Mark Schafer is an award-winning translator and visual artist and a Senior Lecturer in Spanish at the University of Massachusetts Boston. His two most recent translations are Stay This Day and Night with Me, his translation of Belén Gopegui’s novel, and Migrations: Poem, 1976–2020, his translation of Gloria Gervitz’s life’s-work poem. He also edited and translated the career-spanning anthology of the poetry of David Huerta, Before Saying Any of the Great Words: Selected Poems. In addition to the work of Gopegui, Gervitz, and Huerta, Schafer has translated the poetry, fiction, and essays of authors across the Spanish-speaking world, including Virgilio Piñera, Alberto Ruy Sánchez, Jesús Gardea, Eduardo Galeano, and Antonio José Ponte. He lives in Roxbury, Massachusetts, the traditional and unceded territory of the Massachusett and Wampanoag Peoples, with his wife and daughter.

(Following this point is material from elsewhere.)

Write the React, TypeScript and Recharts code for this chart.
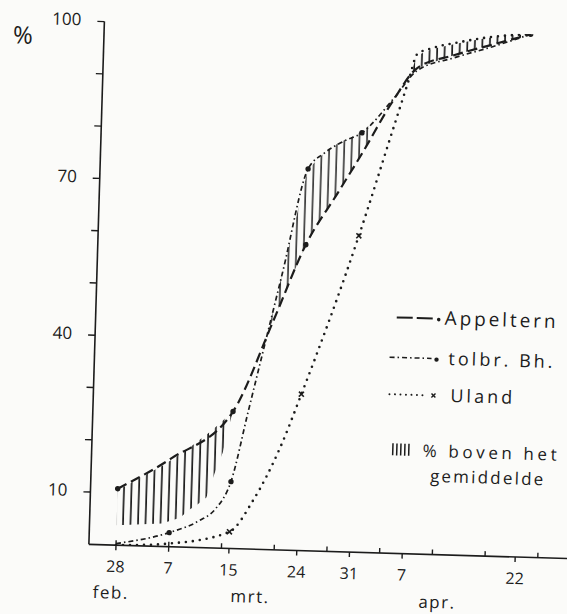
import React from 'react';
import { ComposedChart, Line, Area, XAxis, YAxis } from 'recharts';

// days after 28 feb, cumulative %
const appelternDays = [0, 7, 15, 20, 24, 28, 31, 35, 38, 43, 48, 53];
const appelternValues = [10.8, 16.9, 26.2, 43.8, 58.5, 68.5, 76, 86.5, 92.8, 95.6, 97.8, 100];
const appelternMarks = [0, 15, 24, 53];

const tolbrDays = [0, 7, 11, 13, 15, 17, 21, 24, 26, 28.5, 31, 35, 38, 43, 48, 53];
const tolbrValues = [0.3, 2.7, 5.2, 7.4, 12.8, 26.2, 52.9, 73, 76, 78.4, 80.2, 86.8, 92.3, 95.1, 97.4, 100];
const tolbrMarks = [7, 15, 24, 31];

const ulandDays = [0, 7, 15, 18, 21.4, 24, 31, 35, 37, 38, 40, 43, 48, 53];
const ulandValues = [0, 0.6, 3.2, 9.3, 19.6, 29.9, 60.5, 80.5, 90.5, 95.5, 96.8, 97.9, 99.3, 100];
const ulandMarks = [15, 24, 31];

// hatched parts: "% boven het gemiddelde"
const hatch1Days = [0, 6, 8.4, 9.4, 10.6, 11.8, 12.8, 13.8, 14.4, 14.9];
const hatch1Low = [3.8, 4.4, 5.6, 7.0, 8.2, 9.6, 14.3, 18.3, 22.6, 25.8];
const hatch1High = [10.5, 15.6, 18.0, 19.1, 20.5, 21.9, 23.2, 24.6, 25.5, 25.9];

const hatch2Days = [19.3, 20, 21, 22, 23, 24, 26, 28, 30, 32];
const hatch2Low = [41.7, 44.1, 47.7, 51.3, 54.9, 58.5, 63.5, 68.5, 73.5, 78.6];
const hatch2High = [41.7, 46.2, 52.9, 59.6, 66.3, 73, 76, 78.2, 79.6, 81.7];

const hatch3Days = [36.8, 38, 40, 43, 46, 48, 50, 52];
const hatch3Low = [90.0, 92.8, 94.0, 95.6, 96.9, 97.8, 98.7, 99.5];
const hatch3High = [90.0, 95.3, 96.6, 97.7, 98.7, 99.2, 99.6, 99.9];

const xTickDays = [0, 7, 14, 15, 21, 24, 28, 31, 35, 38, 42, 49, 53, 56];
const xWeekDays = [0, 7, 14, 21, 28, 35, 42, 49, 56];
const xLabelDays = [0, 7, 15, 24, 31, 38, 53];
const xLabelTexts = ['28', '7', '15', '24', '31', '7', '22'];
const monthDays = [-0.5, 18, 42.8];
const monthNames = ['feb.', 'mrt.', 'apr.'];

const yTicks = [10, 20, 30, 40, 50, 60, 70, 80, 90, 100];
const yLabels = [10, 40, 70, 100];

const legendNames = ['Appeltern', 'tolbr. Bh.', 'Uland'];
const hatchNote = ['% boven het', 'gemiddelde'];

const INK = '#1c1c1c';
const PAPER = '#fbfbf9';
const FONT = '"Open Sans", "DejaVu Sans", sans-serif';
const W = 580;
const H = 614;

const DASH = '10 5';
const DASH_DOT = '5 3 1.5 3';
const DOTTED = '0 7';

const toRows = (days: number[], values: number[]) => days.map((day, i) => ({ day, v: values[i] }));
const toRange = (days: number[], low: number[], high: number[]) =>
  days.map((day, i) => ({ day, range: [low[i], high[i]] }));

function makeDot(marks: number[], kind: 'dot' | 'x') {
  return (props: any) => {
    const { cx, cy, payload, index } = props;
    if (cx == null || !marks.includes(payload.day)) return <g key={`e${index}`} />;
    if (kind === 'x') {
      return (
        <g key={`x${index}`} stroke={INK} strokeWidth={1.6}>
          <line x1={cx - 2.5} y1={cy - 2.5} x2={cx + 2.5} y2={cy + 2.5} />
          <line x1={cx - 2.5} y1={cy + 2.5} x2={cx + 2.5} y2={cy - 2.5} />
        </g>
      );
    }
    return <circle key={`c${index}`} cx={cx} cy={cy} r={2.7} fill={INK} />;
  };
}

const XTick = ({ x, y, payload }: any) => {
  const v = payload.value;
  const li = xLabelDays.indexOf(v);
  return (
    <g stroke={INK} strokeWidth={1.4}>
      {xWeekDays.includes(v) && <line x1={x} x2={x} y1={y - 5} y2={y} />}
      {li >= 0 && <line x1={x} x2={x} y1={y} y2={y + 5} />}
      {li >= 0 && (
        <text x={x} y={y + 21} textAnchor="middle" dominantBaseline="central" stroke="none" fill={INK}
          fontFamily={FONT} fontSize={16}>
          {xLabelTexts[li]}
        </text>
      )}
    </g>
  );
};

const MonthTick = ({ x, y, payload, index }: any) => (
  <text x={x} y={y + 17} textAnchor="middle" dominantBaseline="central" fill={INK}
    fontFamily={FONT} fontSize={17} letterSpacing={1.5}>
    {monthNames[index] ?? monthNames[monthDays.indexOf(payload.value)]}
  </text>
);

const YTick = ({ x, y, payload }: any) => {
  const v = payload.value;
  return (
    <g>
      <line x1={x - 7} x2={x} y1={y} y2={y} stroke={INK} strokeWidth={1.4} />
      {yLabels.includes(v) && (
        <text x={x - 23} y={y - 2} textAnchor="end" dominantBaseline="central" fill={INK}
          fontFamily={FONT} fontSize={17}>
          {v}
        </text>
      )}
    </g>
  );
};

function LegendOverlay() {
  const txt = { fill: INK, fontFamily: FONT, fontSize: 17, dominantBaseline: 'central' as const };
  return (
    <svg width={W} height={H} style={{ position: 'absolute', left: 0, top: 0, pointerEvents: 'none' }}>
      <text x={15} y={42} {...txt} fontSize={24} textAnchor="middle">%</text>

      <line x1={397} x2={435} y1={314} y2={314} stroke={INK} strokeWidth={2} strokeDasharray="16 4" />
      <circle cx={439} cy={315} r={1.8} fill={INK} />
      <text x={445} y={313} {...txt} fontSize={19} letterSpacing={2.9}>{legendNames[0]}</text>

      <line x1={391} x2={433} y1={354} y2={354} stroke={INK} strokeWidth={1.6} strokeDasharray={DASH_DOT} />
      <circle cx={438} cy={355} r={2.2} fill={INK} />
      <text x={450} y={353} {...txt} fontSize={18} letterSpacing={3}>{legendNames[1]}</text>

      <line x1={392} x2={430} y1={391} y2={391} stroke={INK} strokeWidth={2} strokeDasharray="0 5.5"
        strokeLinecap="round" />
      <g stroke={INK} strokeWidth={1.4}>
        <line x1={434} y1={389} x2={438} y2={393} />
        <line x1={434} y1={393} x2={438} y2={389} />
      </g>
      <text x={453} y={390} {...txt} fontSize={18} letterSpacing={3}>{legendNames[2]}</text>

      {[0, 1, 2, 3, 4].map((k) => (
        <line key={k} x1={397 + k * 4} x2={397 + k * 4} y1={440} y2={452} stroke={INK} strokeWidth={1.5} />
      ))}
      <text x={427} y={446} {...txt} letterSpacing={3.6}>{hatchNote[0]}</text>
      <text x={435} y={471} {...txt} letterSpacing={2.2}>{hatchNote[1]}</text>
    </svg>
  );
}

export default function App() {
  const domain: [number, number] = [-3.6, 60.1];
  return (
    <div style={{ position: 'absolute', left: 0, top: 0, width: 567, height: 614, overflow: 'hidden', background: PAPER }}>
      <div style={{ position: 'relative', width: W, height: H, transform: 'rotate(1.7deg)', transformOrigin: '283px 307px' }}>
        <ComposedChart width={W} height={H} margin={{ top: 27, right: 4, bottom: 0, left: 0 }}>
          <defs>
            <pattern id="hatch" patternUnits="userSpaceOnUse" width={7.5} height={10}>
              <line x1={2} x2={2} y1={-1} y2={11} stroke={INK} strokeWidth={1.7} />
            </pattern>
          </defs>
          <XAxis type="number" dataKey="day" domain={domain} allowDataOverflow ticks={xTickDays} interval={0}
            tick={<XTick />} tickLine={false} tickSize={0} tickMargin={0} height={30}
            axisLine={{ stroke: INK, strokeWidth: 1.6 }} />
          <XAxis xAxisId="month" type="number" dataKey="day" domain={domain} allowDataOverflow ticks={monthDays}
            interval={0} tick={<MonthTick />} tickLine={false} tickSize={0} tickMargin={0} height={34}
            axisLine={false} />
          <YAxis type="number" domain={[0, 100]} allowDataOverflow ticks={yTicks} interval={0} width={96}
            tick={<YTick />} tickLine={false} tickSize={0} tickMargin={0}
            axisLine={{ stroke: INK, strokeWidth: 1.6 }} />

          <Area data={toRange(hatch1Days, hatch1Low, hatch1High)} dataKey="range" type="linear"
            fill="url(#hatch)" fillOpacity={1} stroke="none" dot={false} activeDot={false} isAnimationActive={false} />
          <Area data={toRange(hatch2Days, hatch2Low, hatch2High)} dataKey="range" type="linear"
            fill="url(#hatch)" fillOpacity={0.85} stroke="none" dot={false} activeDot={false} isAnimationActive={false} />
          <Area data={toRange(hatch3Days, hatch3Low, hatch3High)} dataKey="range" type="linear"
            fill="url(#hatch)" fillOpacity={1} stroke="none" dot={false} activeDot={false} isAnimationActive={false} />

          <Line data={toRows(ulandDays, ulandValues)} dataKey="v" name={legendNames[2]} type="monotone"
            stroke={INK} strokeWidth={2.6} strokeDasharray={DOTTED} strokeLinecap="round"
            dot={makeDot(ulandMarks, 'x')} activeDot={false} isAnimationActive={false} />
          <Line data={toRows(tolbrDays, tolbrValues)} dataKey="v" name={legendNames[1]} type="monotone"
            stroke={INK} strokeWidth={1.7} strokeDasharray={DASH_DOT}
            dot={makeDot(tolbrMarks, 'dot')} activeDot={false} isAnimationActive={false} />
          <Line data={toRows(appelternDays, appelternValues)} dataKey="v" name={legendNames[0]} type="monotone"
            stroke={INK} strokeWidth={2.2} strokeDasharray={DASH}
            dot={makeDot(appelternMarks, 'dot')} activeDot={false} isAnimationActive={false} />
        </ComposedChart>
        <LegendOverlay />
      </div>
    </div>
  );
}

Gregor Thuswaldner is Provost and Executive Vice President and Professor of World Languages & Cultures at Whitworth University in Spokane, Washington. From 2016 to 2020, he served as Dean of the College of Arts and Sciences and Professor of Humanities at North Park University in Chicago where he was also Acting Provost in 2017. Before that, he was Professor of German and Linguistics at Gordon College (2003-2016) and Chair of the Department of Languages and Linguistics (2006-2012). In 2006, he received Gordon College’s Distinguished Junior Faculty Award. He has written on literature, language, history, religion, culture, politics, and higher education. His latest book publication is the co-edited volume Thomas Bernhard’s Afterlives (Bloomsbury, 2020) which was nominated for the MLA Prize for an Edited Collection. He is currently co-editing the Routledge Handbook of Christianity and Culture and editing The Provost’s Handbook (Johns Hopkins University Press).